** WRITTEN INSTRUCTION **
Below is a listing; write it out exactly and drop any images from it.

** WORKING DATA **
__________
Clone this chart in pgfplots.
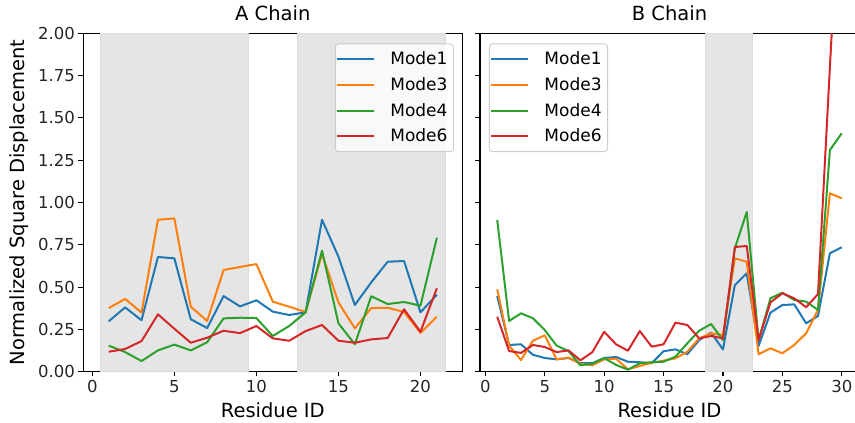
\documentclass[border=0pt]{standalone}
\usepackage{fontspec}
\setmainfont{DejaVu Sans}
\usepackage{pgfplots}
\usepackage{pgfplotstable}
\pgfplotsset{compat=1.18}
\definecolor{c1}{HTML}{1F77B4}
\definecolor{c3}{HTML}{FF7F0E}
\definecolor{c4}{HTML}{2CA02C}
\definecolor{c6}{HTML}{D62728}

\pgfplotstableread{
x m1 m3 m4 m6
1 0.298 0.376 0.154 0.118
2 0.380 0.430 0.116 0.134
3 0.304 0.349 0.063 0.181
4 0.678 0.898 0.126 0.339
5 0.670 0.906 0.160 0.254
6 0.310 0.384 0.126 0.171
7 0.258 0.300 0.174 0.201
8 0.447 0.601 0.315 0.242
9 0.386 0.619 0.319 0.228
10 0.422 0.636 0.317 0.270
11 0.355 0.414 0.211 0.197
12 0.335 0.384 0.270 0.183
13 0.351 0.353 0.351 0.240
14 0.898 0.696 0.715 0.276
15 0.680 0.410 0.286 0.183
16 0.394 0.256 0.162 0.171
17 0.528 0.376 0.446 0.191
18 0.650 0.378 0.400 0.199
19 0.654 0.353 0.412 0.369
20 0.351 0.229 0.390 0.236
21 0.455 0.325 0.792 0.493
}\chainA

\pgfplotstableread{
x m1 m3 m4 m6
1 0.447 0.487 0.897 0.325
2 0.158 0.154 0.300 0.122
3 0.162 0.069 0.345 0.111
4 0.100 0.183 0.316 0.158
5 0.081 0.215 0.246 0.146
6 0.073 0.073 0.154 0.116
7 0.081 0.083 0.122 0.126
8 0.050 0.046 0.038 0.067
9 0.050 0.038 0.047 0.115
10 0.081 0.073 0.081 0.236
11 0.087 0.077 0.040 0.162
12 0.059 0.014 0.012 0.124
13 0.056 0.034 0.050 0.240
14 0.050 0.053 0.056 0.148
15 0.121 0.065 0.059 0.162
16 0.132 0.079 0.089 0.290
17 0.103 0.118 0.168 0.276
18 0.187 0.197 0.242 0.197
19 0.231 0.227 0.282 0.211
20 0.132 0.217 0.187 0.197
21 0.512 0.670 0.729 0.737
22 0.581 0.650 0.944 0.743
23 0.152 0.103 0.187 0.187
24 0.349 0.138 0.434 0.410
25 0.394 0.109 0.467 0.463
26 0.398 0.158 0.424 0.434
27 0.286 0.227 0.414 0.381
28 0.329 0.365 0.365 0.459
29 0.700 1.054 1.310 1.800
30 0.735 1.025 1.409 3.100
}\chainB

\pgfplotsset{
  chainstyle/.style={
    scale only axis, width=379pt, height=338.4pt,
    ymin=0, ymax=2,
    ytick={0,0.25,0.5,0.75,1,1.25,1.5,1.75,2},
    axis line style={black, line width=1.1pt},
    tick align=outside, xtick pos=left, ytick pos=left,
    major tick length=4.8pt,
    tick style={black, line width=1.1pt},
    /pgf/number format/assume math mode=true,
    every tick label/.append style={font=\fontsize{16.5}{19.8}\selectfont, text=black!85},
    yticklabel style={/pgf/number format/fixed, /pgf/number format/fixed zerofill, /pgf/number format/precision=2},
    title style={font=\fontsize{19.5}{23}\selectfont, at={(axis description cs:0.5,1)}, anchor=base, yshift=6.6pt},
    xlabel style={font=\fontsize{19.5}{23}\selectfont, at={(axis description cs:0.5,-0.1368)}, anchor=base},
    ylabel style={font=\fontsize{19.5}{23}\selectfont, at={(axis description cs:-0.1546,0.5)}, anchor=base},
    legend style={font=\fontsize{17}{20}\selectfont, draw=black!20, rounded corners=3pt, fill=white, fill opacity=0.8, text opacity=1, draw opacity=1, line width=0.9pt,
      inner xsep=1pt, inner ysep=4pt, row sep=2.7pt, column sep=10pt,
      nodes={inner xsep=5pt, inner ysep=4pt, text depth=2pt}},
    legend cell align=left,
    legend image code/.code={\draw[#1, line width=2pt] (0pt,0pt) -- (37pt,0pt);},
    every axis plot/.append style={line width=2pt, line join=round},
    clip=true,
  },
  span/.style={fill=black!10, draw=black!14, line width=0.7pt, forget plot},
}

\begin{document}
\begin{tikzpicture}
\begin{axis}[chainstyle, at={(83.3pt,51.3pt)}, anchor=south west,
  xmin=-0.55, xmax=22.55, xtick={0,5,10,15,20},
  title={A Chain}, xlabel={Residue ID}, ylabel={Normalized Square Displacement},
  legend style={at={(axis description cs:0.978,0.970)}, anchor=north east}]
  \addplot[span] coordinates {(0.5,0) (0.5,2) (9.5,2) (9.5,0)} --cycle;
  \addplot[span] coordinates {(12.5,0) (12.5,2) (21.5,2) (21.5,0)} --cycle;
  \addplot[c1] table[x=x, y=m1] {\chainA};
  \addplot[c3] table[x=x, y=m3] {\chainA};
  \addplot[c4] table[x=x, y=m4] {\chainA};
  \addplot[c6] table[x=x, y=m6] {\chainA};
  \legend{Mode1,Mode3,Mode4,Mode6}
\end{axis}
\begin{axis}[chainstyle, at={(480pt,51.3pt)}, anchor=south west,
  xmin=-0.45, xmax=31.45, xtick={0,5,10,15,20,25,30},
  yticklabel={\mbox{}},
  title={B Chain}, xlabel={Residue ID},
  legend style={at={(axis description cs:0.0237,0.970)}, anchor=north west}]
  \addplot[span] coordinates {(18.5,0) (18.5,2) (22.5,2) (22.5,0)} --cycle;
  \addplot[c1] table[x=x, y=m1] {\chainB};
  \addplot[c3] table[x=x, y=m3] {\chainB};
  \addplot[c4] table[x=x, y=m4] {\chainB};
  \addplot[c6] table[x=x, y=m6] {\chainB};
  \legend{Mode1,Mode3,Mode4,Mode6}
\end{axis}
\pgfresetboundingbox
\useasboundingbox (0,0) rectangle (855pt,423pt);
\end{tikzpicture}
\end{document}
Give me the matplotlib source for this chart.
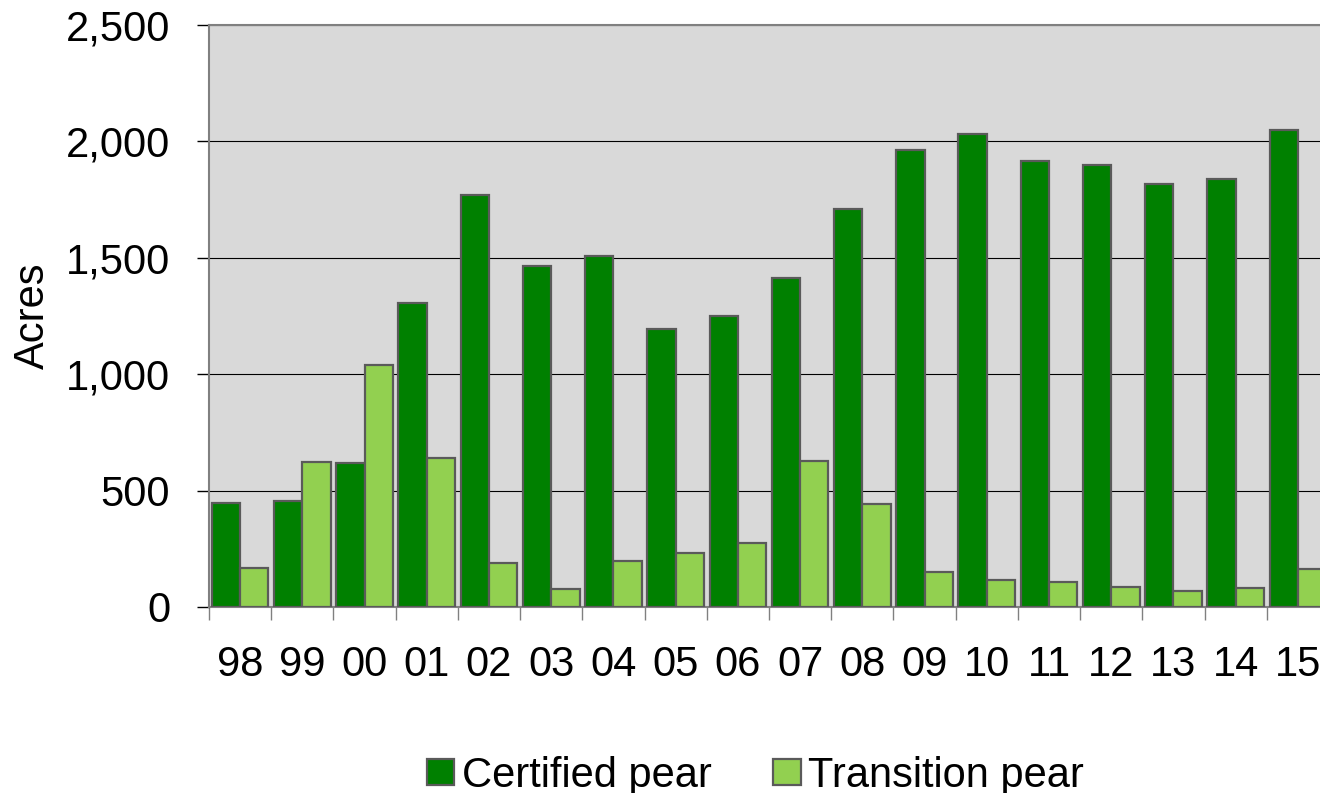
__________
** RESULT FOR THIS EXERCISE **
Clone this chart in pgfplots.
\documentclass[border=0pt]{standalone}
\usepackage{fontspec}
\setmainfont{DejaVu Sans}
\usepackage{pgfplots}
\usepackage{pgfplotstable}
\pgfplotsset{compat=1.18}
\definecolor{c1}{HTML}{1F77B4}
\definecolor{c3}{HTML}{FF7F0E}
\definecolor{c4}{HTML}{2CA02C}
\definecolor{c6}{HTML}{D62728}

\pgfplotstableread{
x m1 m3 m4 m6
1 0.298 0.376 0.154 0.118
2 0.380 0.430 0.116 0.134
3 0.304 0.349 0.063 0.181
4 0.678 0.898 0.126 0.339
5 0.670 0.906 0.160 0.254
6 0.310 0.384 0.126 0.171
7 0.258 0.300 0.174 0.201
8 0.447 0.601 0.315 0.242
9 0.386 0.619 0.319 0.228
10 0.422 0.636 0.317 0.270
11 0.355 0.414 0.211 0.197
12 0.335 0.384 0.270 0.183
13 0.351 0.353 0.351 0.240
14 0.898 0.696 0.715 0.276
15 0.680 0.410 0.286 0.183
16 0.394 0.256 0.162 0.171
17 0.528 0.376 0.446 0.191
18 0.650 0.378 0.400 0.199
19 0.654 0.353 0.412 0.369
20 0.351 0.229 0.390 0.236
21 0.455 0.325 0.792 0.493
}\chainA

\pgfplotstableread{
x m1 m3 m4 m6
1 0.447 0.487 0.897 0.325
2 0.158 0.154 0.300 0.122
3 0.162 0.069 0.345 0.111
4 0.100 0.183 0.316 0.158
5 0.081 0.215 0.246 0.146
6 0.073 0.073 0.154 0.116
7 0.081 0.083 0.122 0.126
8 0.050 0.046 0.038 0.067
9 0.050 0.038 0.047 0.115
10 0.081 0.073 0.081 0.236
11 0.087 0.077 0.040 0.162
12 0.059 0.014 0.012 0.124
13 0.056 0.034 0.050 0.240
14 0.050 0.053 0.056 0.148
15 0.121 0.065 0.059 0.162
16 0.132 0.079 0.089 0.290
17 0.103 0.118 0.168 0.276
18 0.187 0.197 0.242 0.197
19 0.231 0.227 0.282 0.211
20 0.132 0.217 0.187 0.197
21 0.512 0.670 0.729 0.737
22 0.581 0.650 0.944 0.743
23 0.152 0.103 0.187 0.187
24 0.349 0.138 0.434 0.410
25 0.394 0.109 0.467 0.463
26 0.398 0.158 0.424 0.434
27 0.286 0.227 0.414 0.381
28 0.329 0.365 0.365 0.459
29 0.700 1.054 1.310 1.800
30 0.735 1.025 1.409 3.100
}\chainB

\pgfplotsset{
  chainstyle/.style={
    scale only axis, width=379pt, height=338.4pt,
    ymin=0, ymax=2,
    ytick={0,0.25,0.5,0.75,1,1.25,1.5,1.75,2},
    axis line style={black, line width=1.1pt},
    tick align=outside, xtick pos=left, ytick pos=left,
    major tick length=4.8pt,
    tick style={black, line width=1.1pt},
    /pgf/number format/assume math mode=true,
    every tick label/.append style={font=\fontsize{16.5}{19.8}\selectfont, text=black!85},
    yticklabel style={/pgf/number format/fixed, /pgf/number format/fixed zerofill, /pgf/number format/precision=2},
    title style={font=\fontsize{19.5}{23}\selectfont, at={(axis description cs:0.5,1)}, anchor=base, yshift=6.6pt},
    xlabel style={font=\fontsize{19.5}{23}\selectfont, at={(axis description cs:0.5,-0.1368)}, anchor=base},
    ylabel style={font=\fontsize{19.5}{23}\selectfont, at={(axis description cs:-0.1546,0.5)}, anchor=base},
    legend style={font=\fontsize{17}{20}\selectfont, draw=black!20, rounded corners=3pt, fill=white, fill opacity=0.8, text opacity=1, draw opacity=1, line width=0.9pt,
      inner xsep=1pt, inner ysep=4pt, row sep=2.7pt, column sep=10pt,
      nodes={inner xsep=5pt, inner ysep=4pt, text depth=2pt}},
    legend cell align=left,
    legend image code/.code={\draw[#1, line width=2pt] (0pt,0pt) -- (37pt,0pt);},
    every axis plot/.append style={line width=2pt, line join=round},
    clip=true,
  },
  span/.style={fill=black!10, draw=black!14, line width=0.7pt, forget plot},
}

\begin{document}
\begin{tikzpicture}
\begin{axis}[chainstyle, at={(83.3pt,51.3pt)}, anchor=south west,
  xmin=-0.55, xmax=22.55, xtick={0,5,10,15,20},
  title={A Chain}, xlabel={Residue ID}, ylabel={Normalized Square Displacement},
  legend style={at={(axis description cs:0.978,0.970)}, anchor=north east}]
  \addplot[span] coordinates {(0.5,0) (0.5,2) (9.5,2) (9.5,0)} --cycle;
  \addplot[span] coordinates {(12.5,0) (12.5,2) (21.5,2) (21.5,0)} --cycle;
  \addplot[c1] table[x=x, y=m1] {\chainA};
  \addplot[c3] table[x=x, y=m3] {\chainA};
  \addplot[c4] table[x=x, y=m4] {\chainA};
  \addplot[c6] table[x=x, y=m6] {\chainA};
  \legend{Mode1,Mode3,Mode4,Mode6}
\end{axis}
\begin{axis}[chainstyle, at={(480pt,51.3pt)}, anchor=south west,
  xmin=-0.45, xmax=31.45, xtick={0,5,10,15,20,25,30},
  yticklabel={\mbox{}},
  title={B Chain}, xlabel={Residue ID},
  legend style={at={(axis description cs:0.0237,0.970)}, anchor=north west}]
  \addplot[span] coordinates {(18.5,0) (18.5,2) (22.5,2) (22.5,0)} --cycle;
  \addplot[c1] table[x=x, y=m1] {\chainB};
  \addplot[c3] table[x=x, y=m3] {\chainB};
  \addplot[c4] table[x=x, y=m4] {\chainB};
  \addplot[c6] table[x=x, y=m6] {\chainB};
  \legend{Mode1,Mode3,Mode4,Mode6}
\end{axis}
\pgfresetboundingbox
\useasboundingbox (0,0) rectangle (855pt,423pt);
\end{tikzpicture}
\end{document}
Give me the matplotlib source for this chart.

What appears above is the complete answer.